Comunque, sono da ricordare anche le parole con cui lo studio pubblicitario, che ha curato l’opera d’arte, ne ha illustrato la filosofia: «In questa storia nuova storia italiana c’è qualcosa in più: volevamo trasmettere anche un senso di speranza, di positività, di superamento della crisi…». Parole sante.

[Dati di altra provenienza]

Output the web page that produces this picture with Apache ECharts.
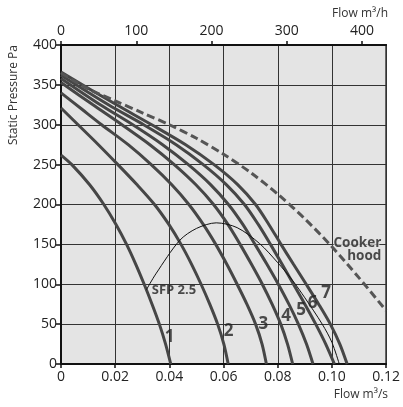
<!DOCTYPE html>
<html>
<head>
<meta charset="utf-8">
<script src="https://cdn.jsdelivr.net/npm/echarts@6/dist/echarts.min.js"></script>
<style>html,body{margin:0;padding:0;background:#fff}#c{width:403px;height:407px}</style>
</head>
<body>
<div id="c"></div>
<script>
// ---- data (flow m3/s, static pressure Pa) ----
const curve1 = [[0,262],[0.004,250],[0.0105,225],[0.0158,200],[0.0203,175],[0.0242,150],[0.0276,125],[0.0307,100],[0.0336,75],[0.0363,50],[0.0386,25],[0.0405,0]];
const curve2 = [[0,321],[0.0063,300],[0.0138,275],[0.021,250],[0.028,225],[0.0345,200],[0.0398,175],[0.0443,150],[0.0482,125],[0.0517,100],[0.0549,75],[0.0578,50],[0.0601,25],[0.0617,0]];
const curve3 = [[0,340],[0.0075,320],[0.015,300],[0.0248,275],[0.0333,250],[0.0408,225],[0.0472,200],[0.0525,175],[0.0571,150],[0.0612,125],[0.065,100],[0.0686,75],[0.0718,50],[0.0742,25],[0.0758,0]];
const curve4 = [[0,353],[0.0118,325],[0.0225,300],[0.0328,275],[0.0418,250],[0.0497,225],[0.0563,200],[0.0616,175],[0.0661,150],[0.0703,125],[0.0743,100],[0.0779,75],[0.0811,50],[0.0836,25],[0.0855,0]];
const curve5 = [[0,358],[0.0145,325],[0.0265,300],[0.0375,275],[0.047,250],[0.0552,225],[0.0618,200],[0.0671,175],[0.0716,150],[0.076,125],[0.0802,100],[0.0841,75],[0.0876,50],[0.0906,25],[0.093,0]];
const curve6 = [[0,362],[0.0175,325],[0.0305,300],[0.0425,275],[0.0525,250],[0.061,225],[0.0677,200],[0.0728,175],[0.0773,150],[0.0816,125],[0.0858,100],[0.09,75],[0.094,50],[0.0977,25],[0.1009,0]];
const curve7 = [[0,366],[0.0205,325],[0.0335,300],[0.046,275],[0.0565,250],[0.0652,225],[0.0718,200],[0.0767,175],[0.0812,150],[0.0858,125],[0.0905,100],[0.0951,75],[0.0994,50],[0.1029,25],[0.1056,0]];
const cookerHood = [[0,365],[0.01,345],[0.02,330],[0.03,315],[0.04,300],[0.05,283],[0.06,263],[0.07,240],[0.08,213],[0.09,182],[0.1,147],[0.11,108],[0.12,67]];
const sfp25 = [[0.0315,93],[0.035,113],[0.0438,155],[0.05,170],[0.0573,177],[0.065,171],[0.0733,151],[0.08,127],[0.0854,105],[0.09,83],[0.0964,50],[0.1,27],[0.1027,0]];

const curveNames = ['1','2','3','4','5','6','7'];
const curveLabelAnchors = [[0.0401,34],[0.0619,41],[0.0747,50],[0.0831,60],[0.0886,68],[0.0929,76],[0.0978,89]];
const sfpLabel = {text:'SFP 2.5', at:[0.0335,93]};
const hoodLabel = {text:'Cooker\nhood', at:[0.1182,144]};

const flowSTicks = {min:0, max:0.12, interval:0.02};
const flowHTicks = [0,100,200,300,400];
const flowHMax = 432;
const pressureTicks = {min:0, max:400, interval:50};

const axisNameX = 'Flow m³/s';
const axisNameTop = 'Flow m³/h';
const axisNameY = 'Static Pressure Pa';

// ---- chart ----
const FONT = "'Open Sans', 'DejaVu Sans', sans-serif";
const curves = [curve1,curve2,curve3,curve4,curve5,curve6,curve7];
const chart = echarts.init(document.getElementById('c'), null, {renderer:'canvas'});

const series = curves.map((d,i)=>({
  name: curveNames[i], type:'line', data:d, xAxisIndex:0, yAxisIndex:0,
  smooth:0.3, symbol:'none', silent:true,
  lineStyle:{color:'#464646', width:3}, z:3
}));
series.push({
  name:'Cooker hood', type:'line', data:cookerHood, smooth:0.3, symbol:'none',
  lineStyle:{color:'#555', width:3, type:[8,4]}, z:3
});
series.push({
  name:'SFP 2.5', type:'line', data:sfp25, smooth:0.3, symbol:'none',
  lineStyle:{color:'#111', width:1}, z:4
});
series.push({
  type:'scatter', symbolSize:0, silent:true, z:5,
  data: curveLabelAnchors.map((p,i)=>[p[0],p[1],curveNames[i]]),
  label:{show:true, position:'inside', formatter:p=>p.data[2], fontFamily:FONT, fontWeight:'bold', fontSize:17, color:'#222'}
});
series.push({
  type:'scatter', symbolSize:0, silent:true, z:5,
  data:[[sfpLabel.at[0], sfpLabel.at[1], sfpLabel.text]],
  label:{show:true, position:'right', distance:0, formatter:p=>p.data[2], fontFamily:FONT, fontWeight:'bold', fontSize:13, color:'#222'}
});
series.push({
  type:'scatter', symbolSize:0, silent:true, z:5,
  data:[[hoodLabel.at[0], hoodLabel.at[1], hoodLabel.text]],
  label:{show:true, position:'left', distance:0, align:'right', lineHeight:13, formatter:p=>p.data[2], fontFamily:FONT, fontWeight:'bold', fontSize:13.5, color:'#222', textBorderColor:'#e4e4e4', textBorderWidth:2}
});

chart.setOption({
  animation:false,
  backgroundColor:'#fff',
  grid:{left:61, right:15, top:45, bottom:43, show:true, backgroundColor:'#e4e4e4', borderColor:'#111', borderWidth:1.5, z:0},
  xAxis:[{
    type:'value', position:'bottom', min:flowSTicks.min, max:flowSTicks.max, interval:flowSTicks.interval,
    axisLine:{show:true, onZero:false, lineStyle:{color:'#111', width:2}},
    axisTick:{show:true, length:4, lineStyle:{color:'#111', width:1.5}},
    axisLabel:{margin:6, fontFamily:FONT, fontSize:14, color:'#222', formatter:v=> v===0?'0':v.toFixed(2)},
    splitLine:{show:true, lineStyle:{color:'#333', width:1}}
  },{
    type:'value', position:'top', min:0, max:flowHMax,
    axisLine:{show:true, onZero:false, lineStyle:{color:'#111', width:2}},
    axisTick:{show:true, length:4, customValues:flowHTicks, lineStyle:{color:'#111', width:1.5}},
    axisLabel:{margin:7, customValues:flowHTicks, fontFamily:FONT, fontSize:14, color:'#222'},
    splitLine:{show:false}
  }],
  yAxis:{
    type:'value', min:pressureTicks.min, max:pressureTicks.max, interval:pressureTicks.interval,
    axisLine:{show:true, lineStyle:{color:'#111', width:2}},
    axisTick:{show:true, length:5, lineStyle:{color:'#111', width:1.5}},
    axisLabel:{margin:4, fontFamily:FONT, fontSize:14, color:'#222'},
    splitLine:{show:true, lineStyle:{color:'#333', width:1}}
  },
  graphic:[
    {type:'text', x:388, y:14, style:{text:axisNameTop, align:'right', verticalAlign:'middle', font:'12px '+FONT, fill:'#333'}},
    {type:'text', x:388, y:395, style:{text:axisNameX, align:'right', verticalAlign:'middle', font:'12px '+FONT, fill:'#333'}},
    {type:'text', x:14, y:45, rotation:Math.PI/2, style:{text:axisNameY, align:'right', verticalAlign:'middle', font:'12px '+FONT, fill:'#333'}}
  ],
  series:series
});
</script>
</body>
</html>
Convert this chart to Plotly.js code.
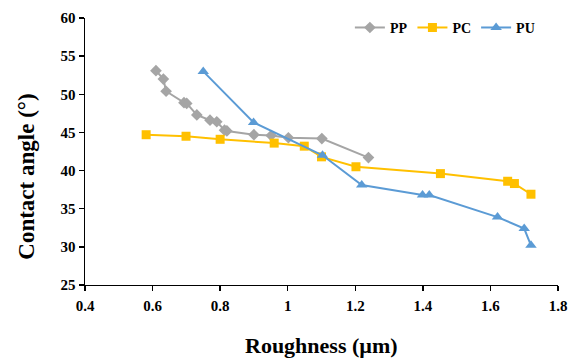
<!DOCTYPE html>
<html>
<head>
<meta charset="utf-8">
<script src="https://cdn.plot.ly/plotly-3.0.1.min.js"></script>
<style>html,body{margin:0;padding:0;background:#fff;}#chart{width:581px;height:359px;}</style>
</head>
<body>
<div id="chart"></div>
<script>
// Data
const ppX = [0.61, 0.632, 0.64, 0.693, 0.701, 0.731, 0.770, 0.790, 0.813, 0.82, 0.900, 0.951, 1.002, 1.101, 1.239];
const ppY = [53.1, 52.0, 50.4, 48.9, 48.8, 47.3, 46.6, 46.4, 45.3, 45.2, 44.7, 44.6, 44.3, 44.2, 41.7];

const pcX = [0.581, 0.699, 0.800, 0.960, 1.049, 1.100, 1.202, 1.452, 1.651, 1.671, 1.720];
const pcY = [44.7, 44.5, 44.1, 43.6, 43.2, 41.8, 40.5, 39.6, 38.6, 38.3, 36.9];

const puX = [0.750, 0.899, 1.103, 1.219, 1.399, 1.419, 1.621, 1.700, 1.720];
const puY = [53.0, 46.3, 42.0, 38.1, 36.8, 36.8, 33.9, 32.4, 30.2];

const xTicks = [0.4, 0.6, 0.8, 1, 1.2, 1.4, 1.6, 1.8];
const yTicks = [25, 30, 35, 40, 45, 50, 55, 60];

const serif = "Liberation Serif, Times New Roman, serif";

const traces = [
  {x: ppX, y: ppY, name: "PP", type: "scatter", mode: "lines+markers",
   line: {color: "#A5A5A5", width: 2}, marker: {symbol: "diamond", size: 9, color: "#A5A5A5"}},
  {x: pcX, y: pcY, name: "PC", type: "scatter", mode: "lines+markers",
   line: {color: "#FFC000", width: 2}, marker: {symbol: "square", size: 9, color: "#FFC000"}},
  {x: puX, y: puY, name: "PU", type: "scatter", mode: "lines+markers",
   line: {color: "#5B9BD5", width: 2}, marker: {symbol: "triangle-up", size: 10, color: "#5B9BD5"}}
];

const layout = {
  width: 581, height: 359,
  margin: {l: 85, r: 23, t: 16, b: 74},
  paper_bgcolor: "#fff", plot_bgcolor: "#fff",
  font: {family: serif, color: "#000", size: 15},
  showlegend: true,
  legend: {orientation: "h", x: 0.56, xanchor: "left", y: 0.963, yanchor: "middle",
           font: {family: serif, size: 14, color: "#000", weight: "bold"},
           itemwidth: 30, tracegroupgap: 0, bgcolor: "rgba(0,0,0,0)"},
  xaxis: {range: [0.4, 1.8], tickvals: xTicks, ticktext: xTicks.map(String),
          showgrid: false, zeroline: false, showline: true, linecolor: "#000", linewidth: 1.4,
          ticks: "outside", ticklen: 5, tickcolor: "#000", tickwidth: 1.4, ticklabelstandoff: 2,
          tickfont: {family: serif, size: 15, color: "#000", weight: "bold"}},
  yaxis: {range: [25, 60], tickvals: yTicks, ticktext: yTicks.map(String),
          showgrid: false, zeroline: false, showline: true, linecolor: "#000", linewidth: 1.4,
          ticks: "outside", ticklen: 5, tickcolor: "#000", tickwidth: 1.4,
          tickfont: {family: serif, size: 15, color: "#000", weight: "bold"}},
  annotations: [
    {text: "Roughness (µm)", xref: "paper", yref: "paper", x: 0.5, y: -0.227,
     xanchor: "center", yanchor: "middle", showarrow: false,
     font: {family: serif, size: 22, color: "#000", weight: "bold"}},
    {text: "Contact angle (°)", xref: "paper", yref: "paper", x: -0.123, y: 0.405,
     xanchor: "center", yanchor: "middle", showarrow: false, textangle: -90,
     font: {family: serif, size: 23, color: "#000", weight: "bold"}}
  ]
};

Plotly.newPlot("chart", traces, layout, {displayModeBar: false, staticPlot: true});
</script>
</body>
</html>
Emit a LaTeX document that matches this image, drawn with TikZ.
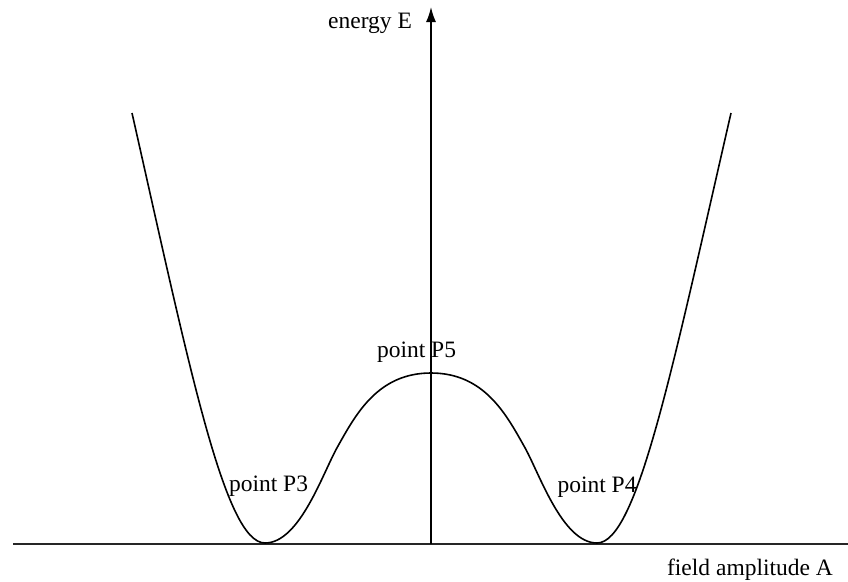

C’è da dire che il presidente Mussari spiegava che lo sbarco di Mps su Youtube permetteva «non solo una maggior diffusione del prodotto ma anche di sapere che cosa ne pensano gli utenti». Su questo ha avuto ragione. Riportiamo un commento postato tre anni fa: «Non gli basta manipolare la gente nella vita reale adesso ci mancava anche Youtube». «Dal 1472 in cu.. al prossimo» (questo è di un anno fa).